⟨
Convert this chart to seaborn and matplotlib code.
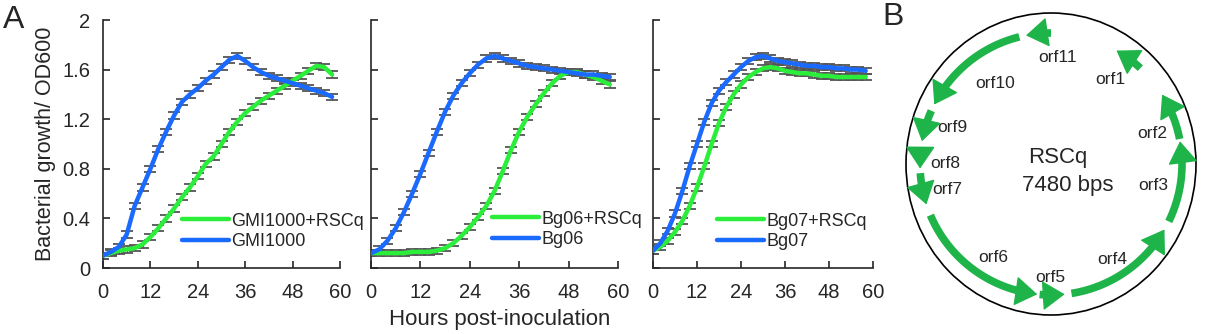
import numpy as np
import matplotlib
matplotlib.use("Agg")
import matplotlib.pyplot as plt
import seaborn as sns
import pandas as pd
from matplotlib.patches import Ellipse

# hours post-inoculation (every 2 h)
hours = list(range(0, 60, 2))

gmi1000 = [0.10, 0.13, 0.17, 0.27, 0.50, 0.65, 0.80, 0.96, 1.10, 1.23,
           1.34, 1.40, 1.45, 1.51, 1.56, 1.62, 1.68, 1.71, 1.67, 1.62,
           1.58, 1.55, 1.53, 1.51, 1.49, 1.47, 1.45, 1.43, 1.41, 1.38]
gmi1000_rscq = [0.10, 0.12, 0.14, 0.15, 0.16, 0.19, 0.25, 0.32, 0.40, 0.48,
                0.57, 0.65, 0.74, 0.84, 0.90, 1.00, 1.10, 1.18, 1.25, 1.30,
                1.35, 1.39, 1.43, 1.47, 1.51, 1.55, 1.59, 1.63, 1.62, 1.56]

bg06 = [0.12, 0.15, 0.22, 0.32, 0.45, 0.60, 0.76, 0.93, 1.10, 1.26,
        1.39, 1.49, 1.57, 1.64, 1.69, 1.71, 1.69, 1.67, 1.65, 1.63,
        1.62, 1.61, 1.60, 1.59, 1.58, 1.57, 1.56, 1.56, 1.55, 1.54]
bg06_rscq = [0.12, 0.12, 0.12, 0.12, 0.12, 0.13, 0.13, 0.13, 0.14, 0.16,
             0.20, 0.26, 0.33, 0.41, 0.50, 0.62, 0.78, 0.95, 1.10, 1.22,
             1.32, 1.41, 1.49, 1.55, 1.58, 1.58, 1.56, 1.54, 1.51, 1.48]

bg07 = [0.14, 0.20, 0.30, 0.44, 0.62, 0.82, 1.00, 1.18, 1.33, 1.43,
        1.50, 1.56, 1.62, 1.67, 1.70, 1.71, 1.69, 1.67, 1.66, 1.65,
        1.64, 1.63, 1.63, 1.62, 1.62, 1.61, 1.61, 1.60, 1.60, 1.59]
bg07_rscq = [0.14, 0.17, 0.22, 0.29, 0.38, 0.50, 0.65, 0.82, 1.00, 1.17,
             1.30, 1.40, 1.48, 1.54, 1.58, 1.61, 1.62, 1.61, 1.59, 1.58,
             1.57, 1.57, 1.56, 1.55, 1.55, 1.54, 1.54, 1.54, 1.54, 1.54]

err = 0.025

# plasmid map: orf name, start angle, end angle (deg, counterclockwise)
orf_names = ["orf1", "orf2", "orf3", "orf4", "orf5", "orf6",
             "orf7", "orf8", "orf9", "orf10", "orf11"]
orf_start = [47, 11, 334, 279, 265, 203, 184, 174, 156, 104, 90]
orf_end = [60, 32, 370, 330, 276, 264, 198, 182, 170, 153, 101]
orf_label_x = [1110, 1152, 1153, 1112, 1050, 993, 947, 945, 952, 995, 1058]
orf_label_y = [80, 133, 185, 260, 278, 257, 190, 163, 127, 83, 57]

GREEN = "#2aee3a"
BLUE = "#1a6aff"
ARROW = "#1fb44a"

sns.set_style("ticks")
plt.rcParams["font.family"] = ["Liberation Sans", "DejaVu Sans"]

fig = plt.figure(figsize=(12.06, 3.34), dpi=100)
W, H = 1206, 334

panels = [
    (103, 340, gmi1000_rscq, gmi1000, "GMI1000+RSCq", "GMI1000", 0.333, 0.147),
    (371, 618, bg06_rscq, bg06, "Bg06+RSCq", "Bg06", 0.49, 0.155),
    (653, 873, bg07_rscq, bg07, "Bg07+RSCq", "Bg07", 0.29, 0.147),
]

for i, (x0, x1, g, b, lg, lb, lx, ly) in enumerate(panels):
    ax = fig.add_axes([x0 / W, 1 - 268 / H, (x1 - x0) / W, 248 / H])
    df = pd.DataFrame({"h": hours * 2, "od": g + b,
                       "strain": [lg] * len(hours) + [lb] * len(hours)})
    for name in [lb, lg]:
        sub = df[df.strain == name]
        ax.errorbar(sub.h, sub.od, yerr=err, fmt="none", ecolor="#555555",
                    elinewidth=0.8, capsize=4, capthick=1.3, zorder=1)
    sns.lineplot(data=df, x="h", y="od", hue="strain", hue_order=[lg, lb],
                 palette=[GREEN, BLUE], linewidth=3.2, ax=ax, zorder=3)
    ax.set_xlim(0, 60)
    ax.set_ylim(0, 2)
    ax.set_xticks(range(0, 61, 12))
    ax.set_yticks([0, 0.4, 0.8, 1.2, 1.6, 2])
    ax.tick_params(direction="in", length=5, width=1.2, labelsize=14.5, pad=9)
    ax.tick_params(axis="x", pad=11)
    if i == 0:
        ax.set_yticklabels(["0", "0.4", "0.8", "1.2", "1.6", "2"])
        ax.set_ylabel("Bacterial growth/ OD600", fontsize=15.5, labelpad=5)
    else:
        ax.set_yticklabels([])
        ax.set_ylabel("")
    ax.set_xlabel("")
    for s in ["top", "right"]:
        ax.spines[s].set_visible(False)
    for s in ["left", "bottom"]:
        ax.spines[s].set_linewidth(1.2)
    ax.legend(loc="center left", bbox_to_anchor=(lx, ly), frameon=False,
              fontsize=13, handlelength=2.6, handletextpad=0.15,
              labelspacing=0.2, borderpad=0, borderaxespad=0)

fig.text(500 / W, 1 - 320 / H, "Hours post-inoculation", ha="center",
         va="center", fontsize=16)
fig.text(14 / W, 1 - 20 / H, "A", ha="center", va="center", fontsize=23)
fig.text(893 / W, 1 - 17 / H, "B", ha="center", va="center", fontsize=23)

# plasmid panel in pixel coordinates
axb = fig.add_axes([880 / W, 0, (W - 880) / W, 1])
axb.set_xlim(880, W)
axb.set_ylim(H, 0)
axb.axis("off")
cx, cy, r = 1051, 164, 131
axb.add_patch(Ellipse((cx, cy), 290, 302, fill=False, lw=1.2, color="black"))
for name, a0, a1, tx, ty in zip(orf_names, orf_start, orf_end,
                                orf_label_x, orf_label_y):
    t = np.radians(np.linspace(a0, a1 - 4, 40))
    axb.plot(cx + r * np.cos(t), cy - r * np.sin(t), color=ARROW, lw=5.5,
             solid_capstyle="butt")
    te = np.radians(a1)
    tb = np.radians(a1 - 5)
    axb.annotate("", xy=(cx + r * np.cos(te), cy - r * np.sin(te)),
                 xytext=(cx + r * np.cos(tb), cy - r * np.sin(tb)),
                 arrowprops=dict(arrowstyle="-|>,head_length=0.9,head_width=0.6",
                                 color=ARROW, lw=1, mutation_scale=16,
                                 shrinkA=0, shrinkB=0))
    axb.text(tx, ty, name, ha="center", va="center", fontsize=12.5)
axb.text(1058, 157, "RSCq", ha="center", va="center", fontsize=16)
axb.text(1068, 185, "7480 bps", ha="center", va="center", fontsize=16)

fig.savefig("out.png", dpi=100)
⟩
Required task -
Reproduce the whole listing word for word, setting aside any pictures.

Result below -
Convert this chart to seaborn and matplotlib code.
import numpy as np
import matplotlib
matplotlib.use("Agg")
import matplotlib.pyplot as plt
import seaborn as sns
import pandas as pd
from matplotlib.patches import Ellipse

# hours post-inoculation (every 2 h)
hours = list(range(0, 60, 2))

gmi1000 = [0.10, 0.13, 0.17, 0.27, 0.50, 0.65, 0.80, 0.96, 1.10, 1.23,
           1.34, 1.40, 1.45, 1.51, 1.56, 1.62, 1.68, 1.71, 1.67, 1.62,
           1.58, 1.55, 1.53, 1.51, 1.49, 1.47, 1.45, 1.43, 1.41, 1.38]
gmi1000_rscq = [0.10, 0.12, 0.14, 0.15, 0.16, 0.19, 0.25, 0.32, 0.40, 0.48,
                0.57, 0.65, 0.74, 0.84, 0.90, 1.00, 1.10, 1.18, 1.25, 1.30,
                1.35, 1.39, 1.43, 1.47, 1.51, 1.55, 1.59, 1.63, 1.62, 1.56]

bg06 = [0.12, 0.15, 0.22, 0.32, 0.45, 0.60, 0.76, 0.93, 1.10, 1.26,
        1.39, 1.49, 1.57, 1.64, 1.69, 1.71, 1.69, 1.67, 1.65, 1.63,
        1.62, 1.61, 1.60, 1.59, 1.58, 1.57, 1.56, 1.56, 1.55, 1.54]
bg06_rscq = [0.12, 0.12, 0.12, 0.12, 0.12, 0.13, 0.13, 0.13, 0.14, 0.16,
             0.20, 0.26, 0.33, 0.41, 0.50, 0.62, 0.78, 0.95, 1.10, 1.22,
             1.32, 1.41, 1.49, 1.55, 1.58, 1.58, 1.56, 1.54, 1.51, 1.48]

bg07 = [0.14, 0.20, 0.30, 0.44, 0.62, 0.82, 1.00, 1.18, 1.33, 1.43,
        1.50, 1.56, 1.62, 1.67, 1.70, 1.71, 1.69, 1.67, 1.66, 1.65,
        1.64, 1.63, 1.63, 1.62, 1.62, 1.61, 1.61, 1.60, 1.60, 1.59]
bg07_rscq = [0.14, 0.17, 0.22, 0.29, 0.38, 0.50, 0.65, 0.82, 1.00, 1.17,
             1.30, 1.40, 1.48, 1.54, 1.58, 1.61, 1.62, 1.61, 1.59, 1.58,
             1.57, 1.57, 1.56, 1.55, 1.55, 1.54, 1.54, 1.54, 1.54, 1.54]

err = 0.025

# plasmid map: orf name, start angle, end angle (deg, counterclockwise)
orf_names = ["orf1", "orf2", "orf3", "orf4", "orf5", "orf6",
             "orf7", "orf8", "orf9", "orf10", "orf11"]
orf_start = [47, 11, 334, 279, 265, 203, 184, 174, 156, 104, 90]
orf_end = [60, 32, 370, 330, 276, 264, 198, 182, 170, 153, 101]
orf_label_x = [1110, 1152, 1153, 1112, 1050, 993, 947, 945, 952, 995, 1058]
orf_label_y = [80, 133, 185, 260, 278, 257, 190, 163, 127, 83, 57]

GREEN = "#2aee3a"
BLUE = "#1a6aff"
ARROW = "#1fb44a"

sns.set_style("ticks")
plt.rcParams["font.family"] = ["Liberation Sans", "DejaVu Sans"]

fig = plt.figure(figsize=(12.06, 3.34), dpi=100)
W, H = 1206, 334

panels = [
    (103, 340, gmi1000_rscq, gmi1000, "GMI1000+RSCq", "GMI1000", 0.333, 0.147),
    (371, 618, bg06_rscq, bg06, "Bg06+RSCq", "Bg06", 0.49, 0.155),
    (653, 873, bg07_rscq, bg07, "Bg07+RSCq", "Bg07", 0.29, 0.147),
]

for i, (x0, x1, g, b, lg, lb, lx, ly) in enumerate(panels):
    ax = fig.add_axes([x0 / W, 1 - 268 / H, (x1 - x0) / W, 248 / H])
    df = pd.DataFrame({"h": hours * 2, "od": g + b,
                       "strain": [lg] * len(hours) + [lb] * len(hours)})
    for name in [lb, lg]:
        sub = df[df.strain == name]
        ax.errorbar(sub.h, sub.od, yerr=err, fmt="none", ecolor="#555555",
                    elinewidth=0.8, capsize=4, capthick=1.3, zorder=1)
    sns.lineplot(data=df, x="h", y="od", hue="strain", hue_order=[lg, lb],
                 palette=[GREEN, BLUE], linewidth=3.2, ax=ax, zorder=3)
    ax.set_xlim(0, 60)
    ax.set_ylim(0, 2)
    ax.set_xticks(range(0, 61, 12))
    ax.set_yticks([0, 0.4, 0.8, 1.2, 1.6, 2])
    ax.tick_params(direction="in", length=5, width=1.2, labelsize=14.5, pad=9)
    ax.tick_params(axis="x", pad=11)
    if i == 0:
        ax.set_yticklabels(["0", "0.4", "0.8", "1.2", "1.6", "2"])
        ax.set_ylabel("Bacterial growth/ OD600", fontsize=15.5, labelpad=5)
    else:
        ax.set_yticklabels([])
        ax.set_ylabel("")
    ax.set_xlabel("")
    for s in ["top", "right"]:
        ax.spines[s].set_visible(False)
    for s in ["left", "bottom"]:
        ax.spines[s].set_linewidth(1.2)
    ax.legend(loc="center left", bbox_to_anchor=(lx, ly), frameon=False,
              fontsize=13, handlelength=2.6, handletextpad=0.15,
              labelspacing=0.2, borderpad=0, borderaxespad=0)

fig.text(500 / W, 1 - 320 / H, "Hours post-inoculation", ha="center",
         va="center", fontsize=16)
fig.text(14 / W, 1 - 20 / H, "A", ha="center", va="center", fontsize=23)
fig.text(893 / W, 1 - 17 / H, "B", ha="center", va="center", fontsize=23)

# plasmid panel in pixel coordinates
axb = fig.add_axes([880 / W, 0, (W - 880) / W, 1])
axb.set_xlim(880, W)
axb.set_ylim(H, 0)
axb.axis("off")
cx, cy, r = 1051, 164, 131
axb.add_patch(Ellipse((cx, cy), 290, 302, fill=False, lw=1.2, color="black"))
for name, a0, a1, tx, ty in zip(orf_names, orf_start, orf_end,
                                orf_label_x, orf_label_y):
    t = np.radians(np.linspace(a0, a1 - 4, 40))
    axb.plot(cx + r * np.cos(t), cy - r * np.sin(t), color=ARROW, lw=5.5,
             solid_capstyle="butt")
    te = np.radians(a1)
    tb = np.radians(a1 - 5)
    axb.annotate("", xy=(cx + r * np.cos(te), cy - r * np.sin(te)),
                 xytext=(cx + r * np.cos(tb), cy - r * np.sin(tb)),
                 arrowprops=dict(arrowstyle="-|>,head_length=0.9,head_width=0.6",
                                 color=ARROW, lw=1, mutation_scale=16,
                                 shrinkA=0, shrinkB=0))
    axb.text(tx, ty, name, ha="center", va="center", fontsize=12.5)
axb.text(1058, 157, "RSCq", ha="center", va="center", fontsize=16)
axb.text(1068, 185, "7480 bps", ha="center", va="center", fontsize=16)

fig.savefig("out.png", dpi=100)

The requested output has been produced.